+++ Source material +++

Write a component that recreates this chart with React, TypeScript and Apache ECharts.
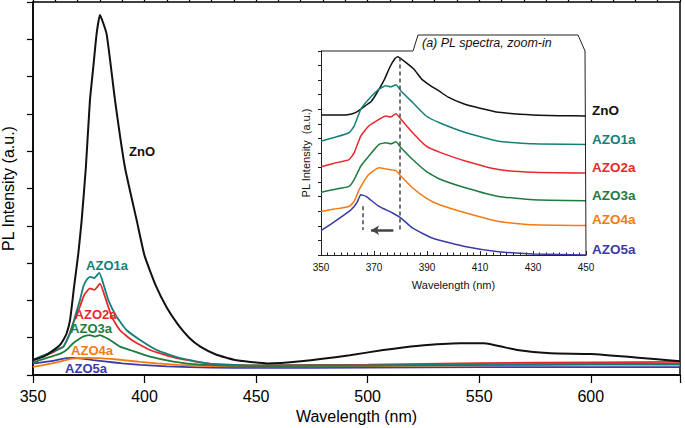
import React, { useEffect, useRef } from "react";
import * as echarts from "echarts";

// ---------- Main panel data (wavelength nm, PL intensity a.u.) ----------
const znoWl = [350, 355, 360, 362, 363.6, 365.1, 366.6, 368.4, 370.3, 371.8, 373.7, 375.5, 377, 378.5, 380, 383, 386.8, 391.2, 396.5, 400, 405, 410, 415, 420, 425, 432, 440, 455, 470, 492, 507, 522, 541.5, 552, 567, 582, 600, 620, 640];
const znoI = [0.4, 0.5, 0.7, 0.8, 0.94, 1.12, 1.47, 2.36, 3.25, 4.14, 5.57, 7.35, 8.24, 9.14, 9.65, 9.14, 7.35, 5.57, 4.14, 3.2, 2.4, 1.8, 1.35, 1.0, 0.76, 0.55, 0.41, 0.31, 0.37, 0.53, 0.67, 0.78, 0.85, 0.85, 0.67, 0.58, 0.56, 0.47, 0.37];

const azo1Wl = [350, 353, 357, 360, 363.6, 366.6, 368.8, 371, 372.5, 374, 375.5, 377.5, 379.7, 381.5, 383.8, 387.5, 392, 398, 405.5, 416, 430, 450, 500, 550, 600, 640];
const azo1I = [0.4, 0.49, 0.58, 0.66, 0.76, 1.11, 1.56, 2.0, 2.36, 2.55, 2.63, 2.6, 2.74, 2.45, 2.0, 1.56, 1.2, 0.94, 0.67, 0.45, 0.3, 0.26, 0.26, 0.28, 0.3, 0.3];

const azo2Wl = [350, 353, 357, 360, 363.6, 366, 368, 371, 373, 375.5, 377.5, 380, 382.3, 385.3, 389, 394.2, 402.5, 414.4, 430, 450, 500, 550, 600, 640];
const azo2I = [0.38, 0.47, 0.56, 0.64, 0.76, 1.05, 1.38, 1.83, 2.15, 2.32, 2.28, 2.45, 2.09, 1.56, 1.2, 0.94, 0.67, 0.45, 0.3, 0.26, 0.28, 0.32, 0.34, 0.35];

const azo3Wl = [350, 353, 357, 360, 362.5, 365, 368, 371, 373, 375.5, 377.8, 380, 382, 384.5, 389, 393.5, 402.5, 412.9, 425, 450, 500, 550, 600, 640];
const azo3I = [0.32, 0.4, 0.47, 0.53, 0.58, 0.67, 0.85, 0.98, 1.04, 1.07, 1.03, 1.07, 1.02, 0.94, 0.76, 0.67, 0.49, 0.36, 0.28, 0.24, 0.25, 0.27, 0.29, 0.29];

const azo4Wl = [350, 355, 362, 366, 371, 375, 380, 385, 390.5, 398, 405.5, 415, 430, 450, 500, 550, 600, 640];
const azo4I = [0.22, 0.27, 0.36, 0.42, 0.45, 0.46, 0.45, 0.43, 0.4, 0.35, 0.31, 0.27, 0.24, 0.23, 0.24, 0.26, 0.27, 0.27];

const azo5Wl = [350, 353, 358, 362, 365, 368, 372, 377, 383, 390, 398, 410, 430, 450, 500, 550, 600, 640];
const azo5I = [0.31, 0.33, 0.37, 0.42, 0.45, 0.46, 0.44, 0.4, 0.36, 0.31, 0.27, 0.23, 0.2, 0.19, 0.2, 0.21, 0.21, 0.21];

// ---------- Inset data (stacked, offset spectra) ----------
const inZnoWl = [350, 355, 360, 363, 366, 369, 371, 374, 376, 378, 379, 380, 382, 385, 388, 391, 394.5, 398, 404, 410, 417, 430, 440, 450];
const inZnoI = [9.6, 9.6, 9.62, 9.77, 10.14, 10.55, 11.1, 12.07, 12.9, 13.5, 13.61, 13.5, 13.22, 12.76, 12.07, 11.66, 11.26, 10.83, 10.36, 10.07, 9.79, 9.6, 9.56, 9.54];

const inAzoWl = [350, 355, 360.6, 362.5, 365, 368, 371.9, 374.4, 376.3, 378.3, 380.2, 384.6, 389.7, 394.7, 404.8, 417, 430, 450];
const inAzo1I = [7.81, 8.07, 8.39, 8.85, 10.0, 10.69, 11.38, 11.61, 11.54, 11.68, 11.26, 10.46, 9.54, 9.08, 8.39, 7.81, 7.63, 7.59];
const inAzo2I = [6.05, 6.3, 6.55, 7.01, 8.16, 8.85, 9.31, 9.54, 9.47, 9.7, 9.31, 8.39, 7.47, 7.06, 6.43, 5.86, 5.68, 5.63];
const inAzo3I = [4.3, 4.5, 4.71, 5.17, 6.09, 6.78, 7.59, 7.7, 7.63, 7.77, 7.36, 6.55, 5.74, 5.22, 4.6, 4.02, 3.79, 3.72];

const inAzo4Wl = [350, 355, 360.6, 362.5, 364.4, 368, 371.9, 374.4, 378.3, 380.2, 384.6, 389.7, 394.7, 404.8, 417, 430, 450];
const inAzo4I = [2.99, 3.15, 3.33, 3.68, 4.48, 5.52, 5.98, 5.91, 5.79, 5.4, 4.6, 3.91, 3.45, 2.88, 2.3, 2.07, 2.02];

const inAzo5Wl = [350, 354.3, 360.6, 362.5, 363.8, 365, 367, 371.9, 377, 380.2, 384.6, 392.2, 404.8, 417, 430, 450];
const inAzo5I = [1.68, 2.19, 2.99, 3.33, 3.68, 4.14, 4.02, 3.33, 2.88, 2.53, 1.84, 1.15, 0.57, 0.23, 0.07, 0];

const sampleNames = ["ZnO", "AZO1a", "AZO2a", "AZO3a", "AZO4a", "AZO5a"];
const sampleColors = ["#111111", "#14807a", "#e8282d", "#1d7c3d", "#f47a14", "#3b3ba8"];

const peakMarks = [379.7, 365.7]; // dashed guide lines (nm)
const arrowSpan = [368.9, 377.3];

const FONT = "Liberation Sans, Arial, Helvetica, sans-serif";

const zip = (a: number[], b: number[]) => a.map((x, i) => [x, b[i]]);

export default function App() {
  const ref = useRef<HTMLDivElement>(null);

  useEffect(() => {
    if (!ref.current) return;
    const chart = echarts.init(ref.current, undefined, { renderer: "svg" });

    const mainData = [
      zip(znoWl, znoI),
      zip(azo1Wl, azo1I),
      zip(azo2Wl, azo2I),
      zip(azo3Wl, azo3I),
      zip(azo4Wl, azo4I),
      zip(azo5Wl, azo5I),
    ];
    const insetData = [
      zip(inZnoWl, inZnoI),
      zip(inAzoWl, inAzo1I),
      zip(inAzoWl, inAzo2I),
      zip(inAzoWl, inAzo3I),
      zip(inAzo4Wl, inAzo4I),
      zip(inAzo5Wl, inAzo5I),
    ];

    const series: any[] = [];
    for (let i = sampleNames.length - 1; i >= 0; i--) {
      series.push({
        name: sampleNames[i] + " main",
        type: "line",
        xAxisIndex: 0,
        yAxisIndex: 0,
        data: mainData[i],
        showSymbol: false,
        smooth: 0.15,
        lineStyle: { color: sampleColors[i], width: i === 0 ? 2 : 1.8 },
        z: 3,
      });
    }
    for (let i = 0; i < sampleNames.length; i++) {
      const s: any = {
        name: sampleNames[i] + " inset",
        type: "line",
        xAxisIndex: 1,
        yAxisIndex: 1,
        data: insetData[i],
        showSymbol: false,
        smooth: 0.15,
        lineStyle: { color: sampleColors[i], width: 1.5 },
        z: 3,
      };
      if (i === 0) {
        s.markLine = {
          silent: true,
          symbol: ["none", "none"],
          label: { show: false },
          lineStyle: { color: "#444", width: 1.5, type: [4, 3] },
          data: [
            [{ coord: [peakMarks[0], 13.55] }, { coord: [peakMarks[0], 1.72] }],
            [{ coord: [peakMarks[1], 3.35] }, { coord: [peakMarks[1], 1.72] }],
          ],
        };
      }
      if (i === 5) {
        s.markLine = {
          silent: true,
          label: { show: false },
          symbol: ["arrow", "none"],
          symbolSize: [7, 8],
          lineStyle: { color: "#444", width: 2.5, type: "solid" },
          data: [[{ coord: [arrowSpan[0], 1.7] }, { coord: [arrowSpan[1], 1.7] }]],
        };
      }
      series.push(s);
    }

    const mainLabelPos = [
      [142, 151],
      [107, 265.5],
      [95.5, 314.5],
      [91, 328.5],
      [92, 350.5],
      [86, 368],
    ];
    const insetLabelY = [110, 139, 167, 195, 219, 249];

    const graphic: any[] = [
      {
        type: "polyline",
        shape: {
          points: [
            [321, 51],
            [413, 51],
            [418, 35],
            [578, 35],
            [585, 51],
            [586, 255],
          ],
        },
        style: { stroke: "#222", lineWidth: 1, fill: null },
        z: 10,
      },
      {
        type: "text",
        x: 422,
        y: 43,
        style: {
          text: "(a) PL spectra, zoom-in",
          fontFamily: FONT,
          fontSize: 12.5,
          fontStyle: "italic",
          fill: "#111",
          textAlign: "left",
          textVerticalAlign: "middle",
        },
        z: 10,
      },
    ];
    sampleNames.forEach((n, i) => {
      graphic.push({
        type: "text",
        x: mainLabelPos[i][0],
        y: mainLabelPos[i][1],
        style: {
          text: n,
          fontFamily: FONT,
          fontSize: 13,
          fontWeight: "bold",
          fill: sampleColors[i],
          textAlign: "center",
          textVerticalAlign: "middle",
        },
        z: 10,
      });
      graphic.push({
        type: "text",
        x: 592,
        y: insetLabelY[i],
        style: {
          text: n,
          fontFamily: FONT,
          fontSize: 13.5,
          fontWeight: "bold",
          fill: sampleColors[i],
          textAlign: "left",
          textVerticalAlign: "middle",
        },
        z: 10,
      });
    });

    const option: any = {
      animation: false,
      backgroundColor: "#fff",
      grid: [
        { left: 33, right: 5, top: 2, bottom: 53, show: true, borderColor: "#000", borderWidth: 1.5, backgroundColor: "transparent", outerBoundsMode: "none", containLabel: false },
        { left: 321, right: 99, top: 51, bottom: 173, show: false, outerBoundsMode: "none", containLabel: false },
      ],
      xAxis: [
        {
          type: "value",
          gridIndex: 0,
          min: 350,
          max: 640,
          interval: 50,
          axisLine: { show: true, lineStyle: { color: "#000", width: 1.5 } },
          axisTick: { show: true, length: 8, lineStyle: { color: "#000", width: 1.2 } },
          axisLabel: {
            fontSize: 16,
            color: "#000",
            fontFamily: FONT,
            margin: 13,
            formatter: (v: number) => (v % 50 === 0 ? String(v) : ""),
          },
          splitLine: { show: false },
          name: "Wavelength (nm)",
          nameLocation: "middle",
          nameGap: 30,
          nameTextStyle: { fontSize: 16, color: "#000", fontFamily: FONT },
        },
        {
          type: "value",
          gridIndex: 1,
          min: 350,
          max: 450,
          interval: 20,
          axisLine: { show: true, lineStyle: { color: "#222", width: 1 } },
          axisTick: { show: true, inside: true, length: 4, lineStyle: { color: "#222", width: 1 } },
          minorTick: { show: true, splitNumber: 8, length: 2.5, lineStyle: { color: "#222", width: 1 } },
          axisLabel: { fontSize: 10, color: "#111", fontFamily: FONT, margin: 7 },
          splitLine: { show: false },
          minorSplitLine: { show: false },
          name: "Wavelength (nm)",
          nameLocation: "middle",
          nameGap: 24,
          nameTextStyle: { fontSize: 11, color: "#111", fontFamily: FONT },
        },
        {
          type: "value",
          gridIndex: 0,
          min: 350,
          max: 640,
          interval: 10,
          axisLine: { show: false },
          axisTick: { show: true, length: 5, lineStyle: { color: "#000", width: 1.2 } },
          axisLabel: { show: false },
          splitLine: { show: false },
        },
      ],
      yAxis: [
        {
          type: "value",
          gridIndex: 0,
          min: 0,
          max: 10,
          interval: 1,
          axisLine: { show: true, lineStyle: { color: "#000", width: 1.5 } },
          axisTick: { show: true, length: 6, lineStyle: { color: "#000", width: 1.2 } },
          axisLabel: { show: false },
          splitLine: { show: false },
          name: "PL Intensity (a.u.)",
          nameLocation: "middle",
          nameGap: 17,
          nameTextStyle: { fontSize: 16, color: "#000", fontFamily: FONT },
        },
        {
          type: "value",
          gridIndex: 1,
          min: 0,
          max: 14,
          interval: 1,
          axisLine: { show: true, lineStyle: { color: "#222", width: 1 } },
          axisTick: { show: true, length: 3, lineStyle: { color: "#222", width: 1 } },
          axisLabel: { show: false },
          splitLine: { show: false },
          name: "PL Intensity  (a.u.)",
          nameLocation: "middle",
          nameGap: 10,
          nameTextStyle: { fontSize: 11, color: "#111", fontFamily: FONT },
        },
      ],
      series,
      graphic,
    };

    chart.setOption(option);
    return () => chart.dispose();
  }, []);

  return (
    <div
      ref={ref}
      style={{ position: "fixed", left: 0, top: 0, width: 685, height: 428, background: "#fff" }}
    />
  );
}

+++

### Instructions for the task
Only the lines from the top of the data through the line with "0.56, 0.47, 0.37];" should be quoted, exactly and with both ends kept; skip the pictures.

### The reply
Write a component that recreates this chart with React, TypeScript and Apache ECharts.
import React, { useEffect, useRef } from "react";
import * as echarts from "echarts";

// ---------- Main panel data (wavelength nm, PL intensity a.u.) ----------
const znoWl = [350, 355, 360, 362, 363.6, 365.1, 366.6, 368.4, 370.3, 371.8, 373.7, 375.5, 377, 378.5, 380, 383, 386.8, 391.2, 396.5, 400, 405, 410, 415, 420, 425, 432, 440, 455, 470, 492, 507, 522, 541.5, 552, 567, 582, 600, 620, 640];
const znoI = [0.4, 0.5, 0.7, 0.8, 0.94, 1.12, 1.47, 2.36, 3.25, 4.14, 5.57, 7.35, 8.24, 9.14, 9.65, 9.14, 7.35, 5.57, 4.14, 3.2, 2.4, 1.8, 1.35, 1.0, 0.76, 0.55, 0.41, 0.31, 0.37, 0.53, 0.67, 0.78, 0.85, 0.85, 0.67, 0.58, 0.56, 0.47, 0.37];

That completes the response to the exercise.